Da sempre il territorio irpino è stato terra di transiti, di passaggi obbligati e di migrazione di popolazioni. Lungo i valichi che collegano la Campania alla Puglia l’Irpinia si propone come una terra di mezzo, un passaggio obbligato per pastori, guerrieri, mercanti, colonizzatori e quant’altro vide l’Italia del Sud sin dall’età preistorica. Una terra, quindi, in parte ignorata proprio perché scarsamente considerata nelle sue possibilità di dar vita ad insediamenti stabili con facilità, ma anche una terra fortemente desiderata perché, attraverso il suo controllo, si apriva chiara la strada della conquista di altri territori.
Gli Irpini furono i primi ad insediarsi in questo territorio e, da popolo guerriero qual’era, seguace del dio Marte riuscì ad opporsi alla dominazione romana, sottraendole i territori occupati. Non è un caso, infatti, che il nome derivi da “Hirpus”, che proprio nella lingua osca significa Lupo, l’animale sacro a Marte.
Ed è proprio nel cuore della verde Irpinia, “terra dei lupi”, che è custodita una delle aree rurali più sorprendenti della Campania. Si susseguono in essa suggestioni e bellezze della natura che si fondono armonicamente con l’operato dell’uomo, in un binomio significativo di tradizione e modernità.
In Italia possiamo vantare un patrimonio costituito da oltre un centinaio di uve autoctone di consolidata tradizione, alcune molto conosciute, altre in via di estinzione. Per fortuna i vini prodotti con uve autoctone oggi sono di gran moda, perchè sono ricchi di personalità e rappresentano una buona risposta all'omologazione mondiale del gusto.
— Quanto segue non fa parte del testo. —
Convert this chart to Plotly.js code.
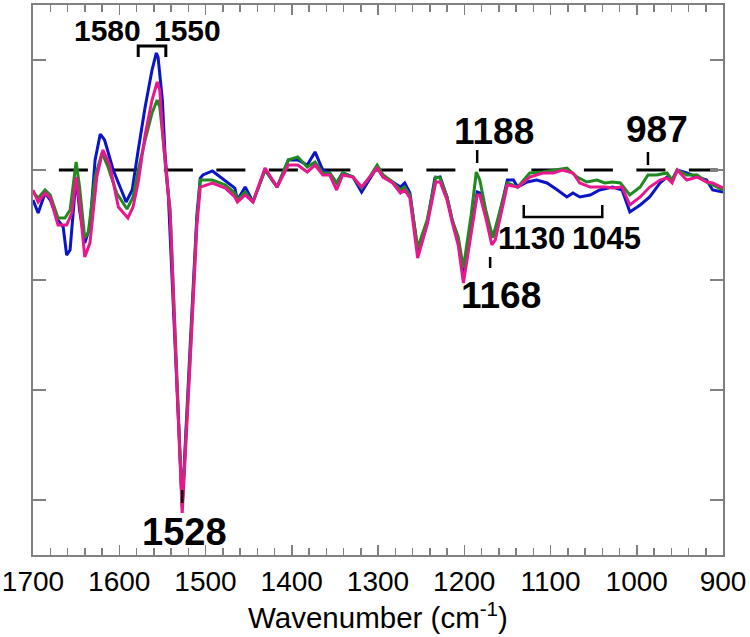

La produzione enologica autoctona dell’Irpinia vanta ben tre denominazioni DOCG, dà lustro all’Irpinia in tutto il mondo e costituisce linfa vitale per l’economia locale. I vitigni sono stati oggetto di una attenta azione di selezione ed allevati in ambiti territoriali molto limitati che garantiscono la produzione di uve di superba qualità, ricche di zuccheri e di aromi e vini di non comune pregio, di carattere e grande personalità grazie soprattutto al clima mite, alla modesta umidità e ai terreni vulcanici. Questi ultimi originati da una poderosa eruzione vulcanica nei Campi Flegrei, i cui devastanti effetti si fecero sentire in tutto il bacino del Mediterraneo, in modo particolare nelle zone orientali, verso le quali spiravano in prevalenza i venti. Per giorni e giorni i venti spinsero anche verso l’Irpinia le nubi di tefra, miscuglio incandescente di ceneri e lapilli, il cielo si oscurò per mesi, le temperature scesero repentinamente, i campi si ricoprirono di uno spesso strato di materiali vulcanici che via via si solidificarono. L’ Irpinia porterà sempre l’impronta degli elementi primordiali: il fuoco dei vulcani flegrei, l’aria in movimento del vento, la terra consolidatasi nel grande banco tufaceo, l’acqua dei suoi fiumi.
L’intera provincia di Avellino può essere divisa in due grandi aree, la prima comprende le colline lungo il fiume Calore che danno dimora all’Aglianico da cui si ricava il vino rosso Taurasi ( i paesi del disciplinare per la produzione del Taurasi sono: Montefalcione, Montemiletto, Torre le Nocelle, Pietradefusi, Venticano, Bonito, Luogosano, Sant’Angelo all’Esca, Fontanarosa, Paternopoli, Castelfranci, Montemarano, Mirabella Eclano, Lapio, Castelvetere sul Calore, San Mango sul Calore), l’altra comprende le colline che costeggiano il fiume Sabato dove trovano dimora i vitigni bianchi del Fiano di Avellino e del Greco di Tufo.
I vignaioli irpini, hanno saputo conservare le pratiche vitivinicole tramandate dalla tradizione, combinandole sapientemente alle nuove acquisizioni tecnologiche. La presenza in loco della Scuola Enologica De Sanctis di Avellino è stata palestra di formazione per molti bravi tecnici ed enologi che danno il loro prezioso contributo per l’ottenimento dei pluripremiati vini irpini, il cui successo è anche frutto della dedizione e dell’impegno di quello che si può non a torto definire, un ”popolo di vignaioli”.